• [Given request]:
Print the lines of the listing below verbatim from its first line through the line bearing "ReferenceArea, ReferenceLine, Label". Any pictures are to be omitted.

======== Data in this exercise ========

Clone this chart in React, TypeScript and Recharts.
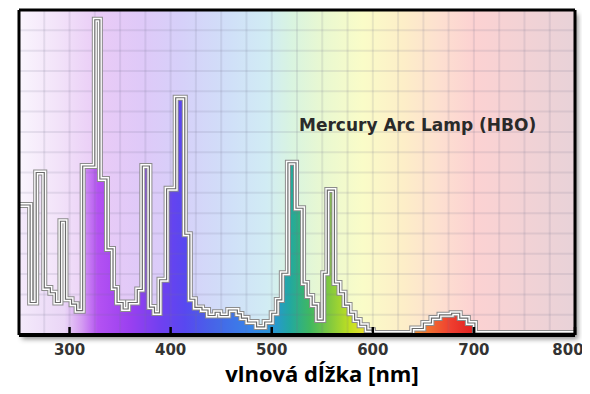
import { ComposedChart, Area, Line, XAxis, YAxis, ReferenceArea, ReferenceLine, Label } from "recharts";

// wavelength (nm) where each step starts, and relative intensity (0-100)
const wavelengths = [250, 261, 267, 275, 281, 286, 291, 296, 302, 307, 313, 325, 330, 337, 343, 347, 353, 358, 367, 372, 379, 384, 389, 396, 405, 414, 419, 424, 431, 437, 444, 449, 457, 466, 470, 476, 485, 493, 500, 505, 510, 516, 524, 531, 535, 540, 545, 551, 555, 562, 567, 572, 577, 582, 587, 594, 600, 639, 650, 658, 666, 678, 686, 694, 701, 800];
const intensity = [40, 10, 50, 14.5, 13, 10, 35, 11, 9.5, 7.5, 52, 97, 48, 26.5, 14.5, 10, 8, 10, 14, 52, 8.6, 6.8, 17, 45, 73, 31, 11, 8.5, 7.7, 6, 7, 6, 7.7, 6.5, 5.2, 4, 2.5, 4, 6.7, 10.8, 19, 53, 39, 16, 12, 9.2, 4.6, 19, 44.6, 16, 13, 9.2, 6.7, 4.6, 3, 1.5, 0.6, 2, 3.7, 5.2, 6.2, 6.7, 5.2, 3.7, 0.6, 0.6];

const xTicks = [300, 400, 500, 600, 700, 800];
const yTicks = [0, 25, 50, 75, 100];
const gridX = [275, 300, 325, 350, 375, 400, 425, 450, 475, 500, 525, 550, 575, 600, 625, 650, 675, 700, 725, 750, 775];
const gridY = [6.25, 12.5, 18.75, 25, 31.25, 37.5, 43.75, 50, 56.25, 62.5, 68.75, 75, 81.25, 87.5, 93.75];

const title = "Mercury Arc Lamp (HBO)";
const xLabel = "vlnová dĺžka [nm]";

// spectrum colours: [nm, colour]
const fillStops: [number, string][] = [
  [250, "#f4eafb"], [295, "#ead6f6"], [312, "#d49cf2"], [328, "#b452f2"], [360, "#9a40f0"],
  [390, "#7040f0"], [414, "#5848f0"], [440, "#4862e8"], [478, "#3882e8"], [503, "#2898d0"],
  [518, "#22a8a0"], [538, "#40b860"], [557, "#80c840"], [577, "#c0e020"], [592, "#e8e030"],
  [620, "#f0b030"], [648, "#f08030"], [676, "#f04030"], [700, "#e02020"], [800, "#e02020"],
];
const bgStops: [number, string][] = [
  [250, "#faf5fd"], [290, "#f2e2f9"], [330, "#e9cbf6"], [370, "#dfc9f8"], [410, "#d6d0f9"],
  [460, "#d0e0f8"], [495, "#d1ecf4"], [520, "#d9f4e0"], [550, "#e9f8d1"], [590, "#fafcc8"],
  [630, "#fdeec8"], [665, "#fde0d0"], [700, "#fcd2d2"], [800, "#e8d2d8"],
];

const data = wavelengths.map((nm, i) => ({ nm, v: intensity[i] }));

const pct = (nm: number) => `${((nm - 250) / 550) * 100}%`;

const XTick = ({ x, y, payload }: any) => (
  <text
    x={payload.value === 800 ? x - 7 : x}
    y={y}
    dy="0.71em"
    textAnchor="middle"
    fill="#333"
    fontFamily="DejaVu Sans"
    fontWeight="bold"
    fontSize={15}
  >
    {payload.value}
  </text>
);

export default function App() {
  return (
    <div style={{ position: "relative", width: 590, height: 394, margin: -8 }}>
      <div
        style={{
          position: "absolute", left: 19, top: 10, width: 556, height: 325,
          boxShadow: "3px 4px 5px rgba(0,0,0,0.45)",
        }}
      />
      <div style={{ position: "absolute", left: 0, top: 0 }}>
        <ComposedChart width={590} height={394} data={data} margin={{ top: 10, right: 15, left: 18, bottom: 0 }}>
          <defs>
            <linearGradient id="spec" x1="0" y1="0" x2="1" y2="0">
              {fillStops.map(([nm, c]) => (
                <stop key={nm} offset={pct(nm)} stopColor={c} />
              ))}
            </linearGradient>
            <linearGradient id="bg" x1="0" y1="0" x2="1" y2="0">
              {bgStops.map(([nm, c]) => (
                <stop key={nm} offset={pct(nm)} stopColor={c} />
              ))}
            </linearGradient>
          </defs>
          <XAxis
            dataKey="nm"
            type="number"
            domain={[250, 800]}
            ticks={xTicks}
            height={59}
            tickSize={-8}
            tickMargin={17}
            axisLine={{ stroke: "#000", strokeWidth: 4 }}
            tickLine={{ stroke: "#000", strokeWidth: 2.5 }}
            tick={XTick}
            allowDataOverflow
          >
            <Label
              value={xLabel}
              position="insideBottom"
              offset={12}
              dx={25}
              style={{ fill: "#000", fontFamily: "Open Sans", fontWeight: "bold", fontSize: 22 }}
            />
          </XAxis>
          <YAxis
            width={1}
            domain={[0, 100]}
            ticks={yTicks}
            tickSize={-8}
            tick={false}
            axisLine={{ stroke: "#000", strokeWidth: 3 }}
            tickLine={{ stroke: "#000", strokeWidth: 2.5 }}
          />
          <ReferenceArea x1={250} x2={800} y1={0} y2={100} fill="url(#bg)" fillOpacity={1} stroke="none" />
          {gridX.map((x) => (
            <ReferenceLine key={"gx" + x} x={x} stroke="rgba(110,110,140,0.14)" strokeWidth={2} />
          ))}
          {gridY.map((y) => (
            <ReferenceLine key={"gy" + y} y={y} stroke="rgba(110,110,140,0.14)" strokeWidth={2} />
          ))}
          <Area type="stepAfter" dataKey="v" fill="url(#spec)" fillOpacity={1} stroke="none" isAnimationActive={false} />
          <Line type="stepAfter" dataKey="v" stroke="#8c8c8c" strokeWidth={6} dot={false} isAnimationActive={false} />
          <Line type="stepAfter" dataKey="v" stroke="#ffffff" strokeWidth={4} dot={false} isAnimationActive={false} />
          <Line type="stepAfter" dataKey="v" stroke="#6a6a6a" strokeWidth={1.2} dot={false} isAnimationActive={false} />
          <ReferenceLine y={100} stroke="#000" strokeWidth={3} />
          <ReferenceLine x={800} stroke="#000" strokeWidth={3} />
        </ComposedChart>
      </div>
      <div
        style={{
          position: "absolute", left: 299, top: 117, fontFamily: "DejaVu Sans",
          fontWeight: "bold", fontSize: 17, lineHeight: "17px", color: "#2a2a2a", whiteSpace: "nowrap",
        }}
      >
        {title}
      </div>
    </div>
  );
}
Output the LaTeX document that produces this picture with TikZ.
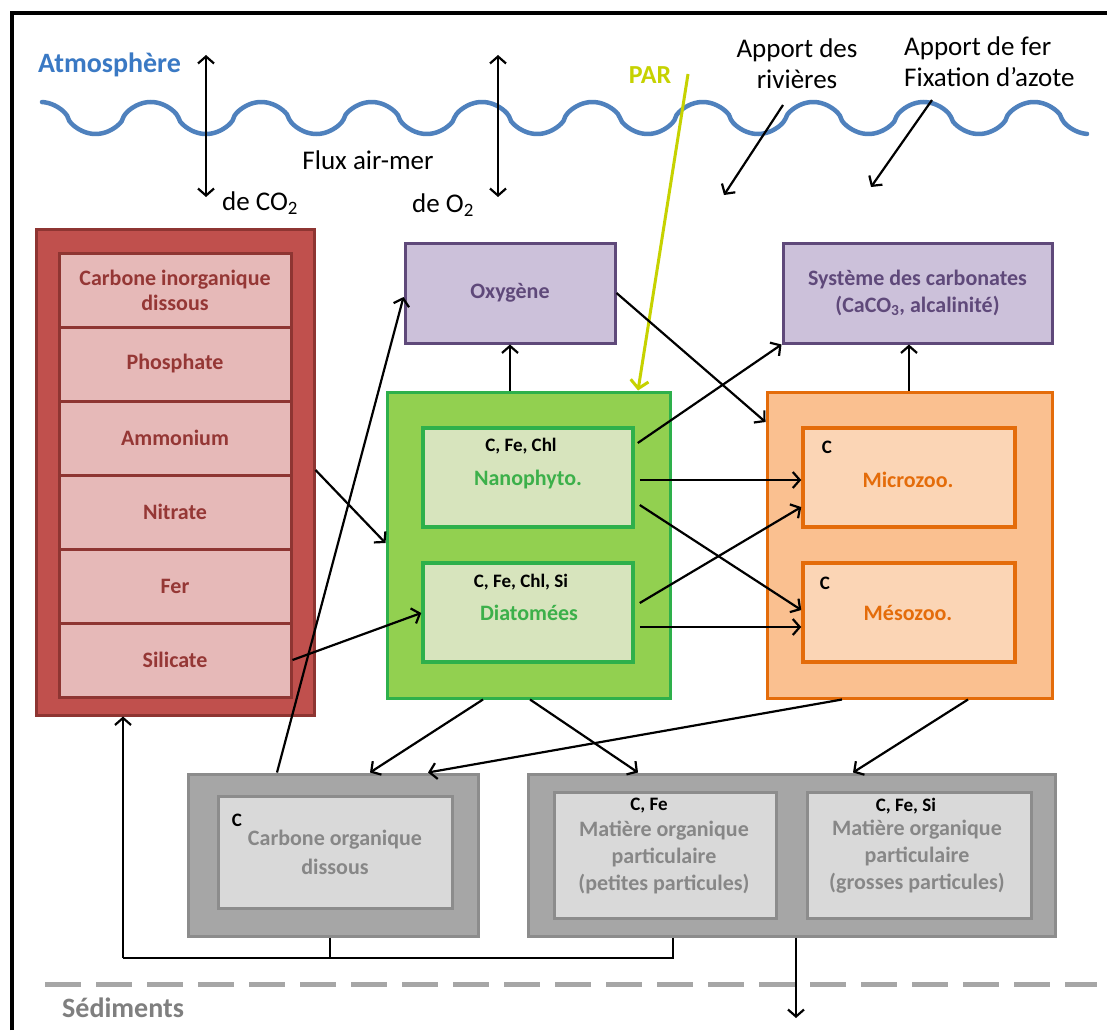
\documentclass[tikz,border=0pt]{standalone}
\usepackage{fontspec}
\setmainfont{Carlito}
\usetikzlibrary{arrows.meta,calc}
\definecolor{redfill}{HTML}{C0504D}
\definecolor{redborder}{HTML}{8E3532}
\definecolor{pinkfill}{HTML}{E6B9B8}
\definecolor{redtext}{HTML}{953735}
\definecolor{purfill}{HTML}{CCC1DA}
\definecolor{purborder}{HTML}{5F497A}
\definecolor{grnfill}{HTML}{92D050}
\definecolor{grnborder}{HTML}{2EB04B}
\definecolor{grnin}{HTML}{D7E4BD}
\definecolor{grntext}{HTML}{3CB04A}
\definecolor{orfill}{HTML}{FAC090}
\definecolor{orborder}{HTML}{E46C0A}
\definecolor{orin}{HTML}{FBD5B5}
\definecolor{gryfill}{HTML}{A6A6A6}
\definecolor{gryborder}{HTML}{8C8C8C}
\definecolor{gryin}{HTML}{D9D9D9}
\definecolor{grytext}{HTML}{878787}
\definecolor{wavecol}{HTML}{4F81BD}
\definecolor{atmo}{HTML}{3A79C4}
\definecolor{parcol}{HTML}{C6D200}
\definecolor{sedcol}{HTML}{7F7F7F}
\definecolor{dashcol}{HTML}{A6A6A6}
\newcommand\bxf{\fontsize{22}{25}\selectfont\bfseries}
\newcommand\smf{\fontsize{19}{22}\selectfont\bfseries}
\newcommand\anf{\fontsize{27}{31}\selectfont}
\newcommand\bigf{\fontsize{28}{32}\selectfont\bfseries}
\begin{document}
\begin{tikzpicture}[x=1pt,y=-1pt,
  box/.style={rectangle, inner sep=0pt, line width=3pt, align=center},
  redout/.style={box, draw=redborder, fill=redfill},
  redin/.style={box, draw=redborder, fill=pinkfill, line width=3pt, text=redtext, font=\bxf, minimum width=232pt, minimum height=74pt},
  purbox/.style={box, draw=purborder, fill=purfill, text=purborder, font=\bxf},
  grnout/.style={box, draw=grnborder, fill=grnfill},
  grninbox/.style={box, draw=grnborder, fill=grnin, line width=3.5pt, minimum width=210pt, minimum height=99pt},
  orout/.style={box, draw=orborder, fill=orfill},
  orinbox/.style={box, draw=orborder, fill=orin, line width=3.5pt, minimum width=212pt, minimum height=99pt},
  gryout/.style={box, draw=gryborder, fill=gryfill},
  gryinbox/.style={box, draw=gryborder, fill=gryin},
  lbl/.style={inner sep=0pt, font=\smf, text=black},
  conn/.style={line width=2.2pt, -{Straight Barb[length=7pt,width=16pt]}},
  plain/.style={line width=2.2pt},
  dbl/.style={line width=2.2pt, {Straight Barb[length=7pt,width=16pt]}-{Straight Barb[length=7pt,width=16pt]}},
  ann/.style={inner sep=0pt, font=\anf, text=black, align=center}
]
\useasboundingbox (0,0) rectangle (1107,1030);
\fill[white] (0,0) rectangle (1107,1030);
% frame
\coordinate (fbl) at (12,1030);
\coordinate (ftl) at (12,13);
\coordinate (ftr) at (1107,13);
\draw[line width=4pt] (fbl) -- (ftl) -- (ftr);
% wave
\draw[wavecol, line width=4.5pt, line cap=round] plot[domain=42:1087, samples=500]
  (\x, {118 - 16*cos(3.26087*(\x-40.4))/((abs(cos(3.26087*(\x-40.4)))+0.0001)^0.35)});
\node[inner sep=0pt, anchor=west, font=\bigf, text=atmo] (atm) at (38,65) {Atmosphère};
% air-sea fluxes
\coordinate (c1t) at (206,55); \coordinate (c1b) at (206,197);
\coordinate (c2t) at (498,55); \coordinate (c2b) at (498,197);
\draw[dbl] (c1t) -- (c1b);
\draw[dbl] (c2t) -- (c2b);
\node[ann] (flux) at (368,160) {Flux air-mer};
\node[ann, anchor=west] (deco2) at (222,203) {de CO\textsubscript{2}};
\node[ann, anchor=west] (deo2) at (412,205) {de O\textsubscript{2}};
\node[inner sep=0pt, font=\fontsize{26}{30}\selectfont\bfseries, text=parcol] (par) at (650,75) {PAR};
\node[ann] (riv) at (797,64) {Apport des\\rivières};
\node[ann, align=left, anchor=west] (fer) at (904,62) {Apport de fer\\Fixation d’azote};
\coordinate (rivs) at (783,105); \coordinate (rive) at (724,195);
\coordinate (fers) at (932,100); \coordinate (fere) at (871,187);
\draw[conn] (rivs) -- (rive);
\draw[conn] (fers) -- (fere);
% left nutrient column
\node[redout, minimum width=278pt, minimum height=486pt] (red) at (175,472) {};
\node[redin] (cid) at (175,290) {Carbone inorganique\\dissous};
\node[redin] (pho) at (175,364) {Phosphate};
\node[redin] (amm) at (175,438) {Ammonium};
\node[redin] (nit) at (175,512) {Nitrate};
\node[redin] (fe) at (175,586) {Fer};
\node[redin] (sil) at (175,660) {Silicate};
% purple boxes
\node[purbox, minimum width=210pt, minimum height=100pt] (oxy) at (510,293) {Oxygène};
\node[purbox, minimum width=269pt, minimum height=100pt, font=\fontsize{22}{27}\selectfont\bfseries] (sys) at (917.5,293) {Système des carbonates\\(CaCO\textsubscript{3}, alcalinité)};
% phytoplankton
\node[grnout, minimum width=283pt, minimum height=306pt] (green) at (528.5,545) {};
\node[grninbox] (nano) at (528,477.5) {};
\node[grninbox] (diat) at (528,612.5) {};
\node[lbl] (nanol) at (521,446) {C, Fe, Chl};
\node[inner sep=0pt, font=\bxf, text=grntext] (nanot) at (528,480) {Nanophyto.};
\node[lbl] (diatl) at (521,582) {C, Fe, Chl, Si};
\node[inner sep=0pt, font=\bxf, text=grntext] (diatt) at (529,613) {Diatomées};
% zooplankton
\node[orout, minimum width=285pt, minimum height=306pt] (orange) at (909.5,545) {};
\node[orinbox] (micro) at (909,477.5) {};
\node[orinbox] (meso) at (909,612.5) {};
\node[lbl] (microl) at (827,447) {C};
\node[inner sep=0pt, font=\bxf, text=orborder] (microt) at (908,480) {Microzoo.};
\node[lbl] (mesol) at (825,583) {C};
\node[inner sep=0pt, font=\bxf, text=orborder] (mesot) at (908,613) {Mésozoo.};
% organic matter
\node[gryout, minimum width=290pt, minimum height=162pt] (doc) at (333,855) {};
\node[gryinbox, minimum width=234pt, minimum height=112pt] (doci) at (335,852) {};
\node[lbl] (docl) at (237,820) {C};
\node[inner sep=0pt, font=\fontsize{22}{29}\selectfont\bfseries, text=grytext, align=center] (doct) at (335,852) {Carbone organique\\dissous};
\node[gryout, minimum width=527pt, minimum height=162pt] (poc) at (791.5,855) {};
\node[gryinbox, minimum width=222pt, minimum height=126pt] (pocs) at (665.5,855) {};
\node[gryinbox, minimum width=224pt, minimum height=126pt] (pocl) at (919,855) {};
\node[lbl] (pocsl) at (649,806) {C, Fe};
\node[inner sep=0pt, font=\fontsize{22}{27}\selectfont\bfseries, text=grytext, align=center] (pocst) at (664,857) {Matière organique\\particulaire\\(petites particules)};
\node[lbl] (pocll) at (906,806) {C, Fe, Si};
\node[inner sep=0pt, font=\fontsize{22}{27}\selectfont\bfseries, text=grytext, align=center] (pocll2) at (917,857) {Matière organique\\particulaire\\(grosses particules)};
% PAR arrow
\coordinate (pars) at (688,74);
\draw[parcol, line width=3pt, -{Straight Barb[length=8pt,width=18pt]}] (pars) -- (green.north -| 638,0);
% connectors
\draw[conn] (red.east |- 0,470) -- (green.west |- 0,543);
\draw[conn] (sil.east) -- (diat.west |- 0,613);
\draw[conn] (doc.north -| 277,0) -- (oxy.west |- 0,297);
\draw[conn] (green.north -| 510,0) -- (oxy.south);
\draw[conn] (oxy.east) -- (orange.west |- 0,422);
\draw[conn] ($(nano.east |- 0,443)+(3,0)$) -- (sys.south west);
\draw[conn] ($(nano.east |- 0,480)+(5,0)$) -- (micro.west |- 0,480);
\draw[conn] ($(nano.east |- 0,505)+(5,0)$) -- (meso.west |- 0,610);
\draw[conn] ($(diat.east |- 0,603)+(5,0)$) -- (micro.west |- 0,507);
\draw[conn] ($(diat.east |- 0,627)+(5,0)$) -- (meso.west |- 0,627);
\draw[conn] (orange.north -| 909,0) -- (sys.south -| 909,0);
\draw[conn] (green.south -| 483,0) -- (doc.north -| 370,0);
\draw[conn] (green.south -| 530,0) -- (poc.north -| 638,0);
\draw[conn] (orange.south -| 842,0) -- (doc.north -| 428,0);
\draw[conn] (orange.south -| 968,0) -- (poc.north -| 853,0);
% return to nutrients
\coordinate (jl) at (123,958);
\coordinate (jd) at (330,958);
\coordinate (jp) at (673,958);
\draw[plain] (doc.south -| jd) -- (jd);
\draw[plain] (poc.south -| jp) -- (jp) -- (jl);
\draw[conn] (jl) -- (red.south -| jl);
% sedimentation
\coordinate (sedpt) at (796,1018);
\draw[conn] (poc.south -| sedpt) -- (sedpt);
% sediment line
\coordinate (dl) at (45,984); \coordinate (dr) at (1097,984);
\draw[dashcol, line width=5pt, dash pattern=on 36pt off 15pt] (dl) -- (dr);
\node[inner sep=0pt, anchor=west, font=\bigf, text=sedcol] (sed) at (62,1008) {Sédiments};
\end{tikzpicture}
\end{document}
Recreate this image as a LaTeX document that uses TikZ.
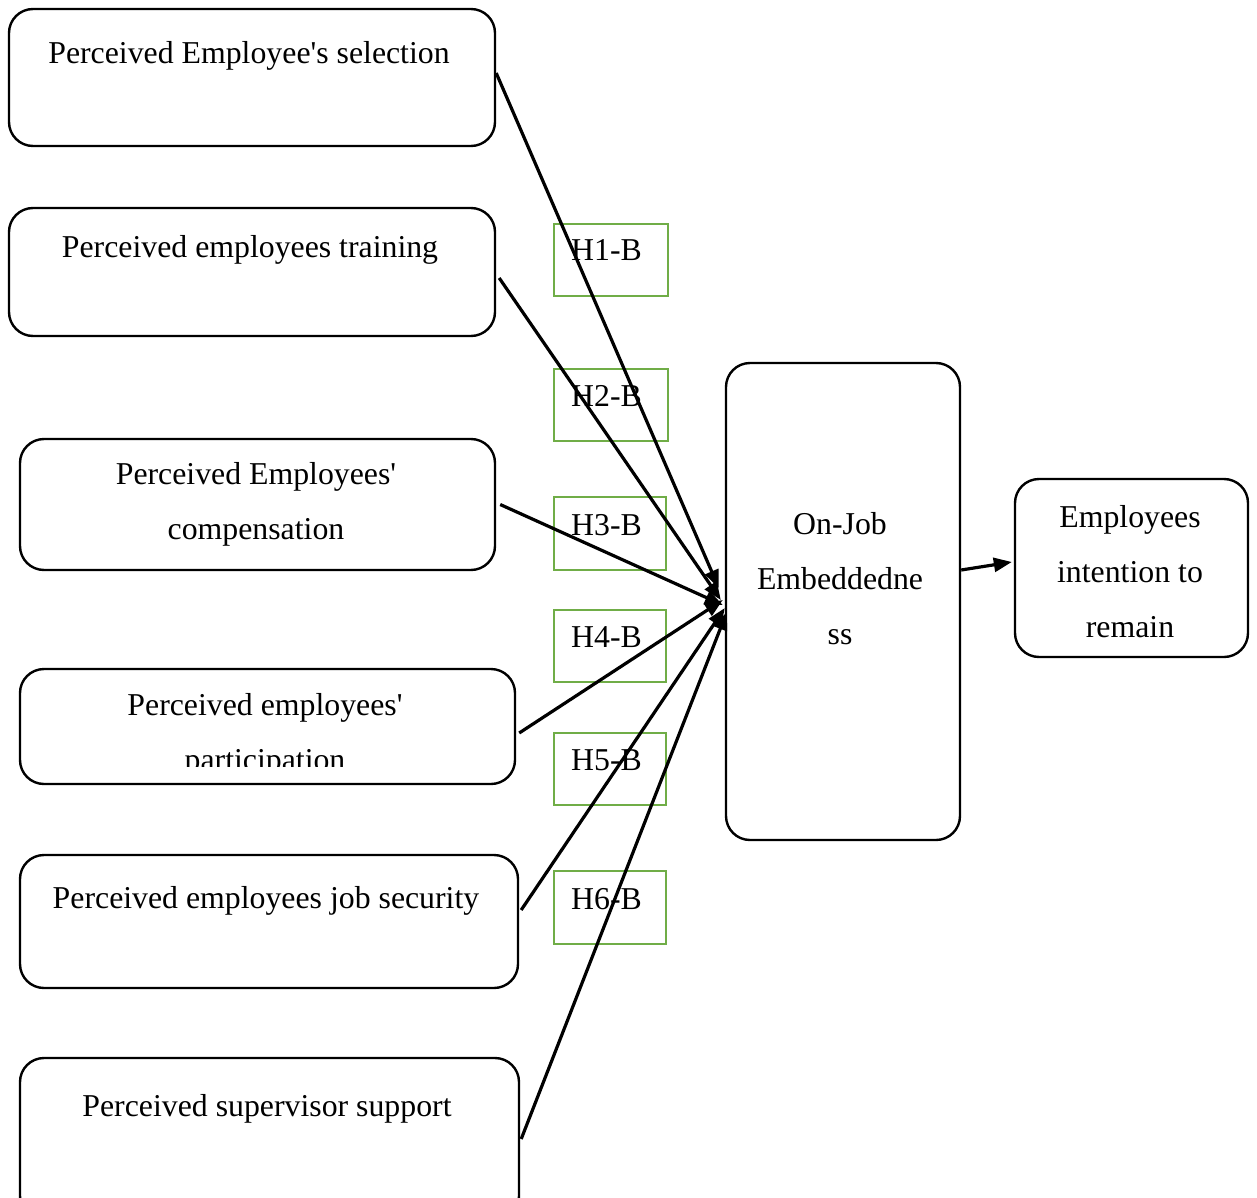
\documentclass[tikz,border=0pt]{standalone}
\usepackage{fontspec}
\setmainfont{Liberation Serif}[Ligatures=TeXOff]
\usetikzlibrary{arrows.meta}
\definecolor{hypgreen}{RGB}{112,173,71}
\tikzset{
  varbox/.style={draw=black, line width=2.4pt, rounded corners=24pt, inner sep=0pt, anchor=center},
  hypbox/.style={draw=hypgreen, line width=1.6pt, inner sep=0pt, anchor=center},
  lbl/.style={font=\fontsize{31.8}{55}\selectfont, align=center, anchor=base, inner sep=0pt},
  hyplbl/.style={font=\fontsize{31.8}{35}\selectfont, anchor=base west, inner sep=0pt},
  link/.style={line width=3.2pt, -{Triangle[length=18pt,width=14pt]}},
}
\begin{document}
\begin{tikzpicture}[x=1pt, y=-1pt]
\clip (0,0) rectangle (1257,1198);
\fill[white] (0,0) rectangle (1257,1198);

% predictor boxes (multi-line labels are placed by their last baseline)
\node[varbox, minimum width=486pt, minimum height=137pt] (sel) at (252,77.5) {};
\node[lbl] (selt) at (249,64) {Perceived Employee's selection};

\node[varbox, minimum width=486pt, minimum height=128pt] (train) at (252,272) {};
\node[lbl] (traint) at (250,258) {Perceived employees training};

\node[varbox, minimum width=475pt, minimum height=131pt] (comp) at (257.5,504.5) {};
\node[lbl] (compt) at (256,539) {Perceived Employees'\\compensation};

\node[varbox, minimum width=495pt, minimum height=115pt] (part) at (267.5,726.5) {};
\begin{scope}
  \clip (20,669) rectangle (515,766);
  \node[lbl] (partt) at (265,770) {Perceived employees'\\participation};
\end{scope}

\node[varbox, minimum width=498pt, minimum height=133pt] (sec) at (269,921.5) {};
\node[lbl] (sect) at (266,908) {Perceived employees job security};

\node[varbox, minimum width=499pt, minimum height=162pt] (sup) at (269.5,1139) {};
\node[lbl] (supt) at (267,1116) {Perceived supervisor support};

% mediator and outcome
\node[varbox, minimum width=234pt, minimum height=477pt] (emb) at (843,601.5) {};
\node[lbl] (embt) at (840,644) {On-Job\\Embeddedne\\ss};

\node[varbox, minimum width=233pt, minimum height=178pt] (rem) at (1131.5,568) {};
\node[lbl] (remt) at (1130,637) {Employees\\intention to\\remain};

% hypothesis labels
\node[hypbox, minimum width=114pt, minimum height=72pt] (h1) at (611,260) {};
\node[hypbox, minimum width=114pt, minimum height=72pt] (h2) at (611,405) {};
\node[hypbox, minimum width=112pt, minimum height=73pt] (h3) at (610,533.5) {};
\node[hypbox, minimum width=112pt, minimum height=72pt] (h4) at (610,646) {};
\node[hypbox, minimum width=112pt, minimum height=72pt] (h5) at (610,769) {};
\node[hypbox, minimum width=112pt, minimum height=73pt] (h6) at (610,907.5) {};
\node[hyplbl] (h1t) at (571,261) {H1-B};
\node[hyplbl] (h2t) at (571,406) {H2-B};
\node[hyplbl] (h3t) at (571,535) {H3-B};
\node[hyplbl] (h4t) at (571,647) {H4-B};
\node[hyplbl] (h5t) at (571,770) {H5-B};
\node[hyplbl] (h6t) at (571,909) {H6-B};

% paths into embeddedness
\draw[link] ([yshift=4.5pt]sel.east) -- ([xshift=-6pt,yshift=13.5pt]emb.west);
\draw[link] ([xshift=3pt,yshift=-6pt]train.east) -- ([xshift=-4pt,yshift=1.5pt]emb.west);
\draw[link] ([xshift=4pt]comp.east) -- ([xshift=-2pt,yshift=-3.5pt]emb.west);
\draw[link] ([xshift=3pt,yshift=-6.5pt]part.east) -- ([xshift=-2pt,yshift=1.5pt]emb.west);
\draw[link] ([xshift=2pt,yshift=11.5pt]sec.east) -- ([yshift=-6.5pt]emb.west);
\draw[link] ([xshift=1pt]sup.east) -- ([xshift=2pt,yshift=-10.5pt]emb.west);

% embeddedness to intention
\draw[link] ([yshift=31.5pt]emb.east) -- ([xshift=-2pt,yshift=6pt]rem.west);
\end{tikzpicture}
\end{document}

========

• [Solution]:
Clone this chart in React, TypeScript and Recharts.
import { ComposedChart, Area, Line, XAxis, YAxis, ReferenceArea, ReferenceLine, Label } from "recharts";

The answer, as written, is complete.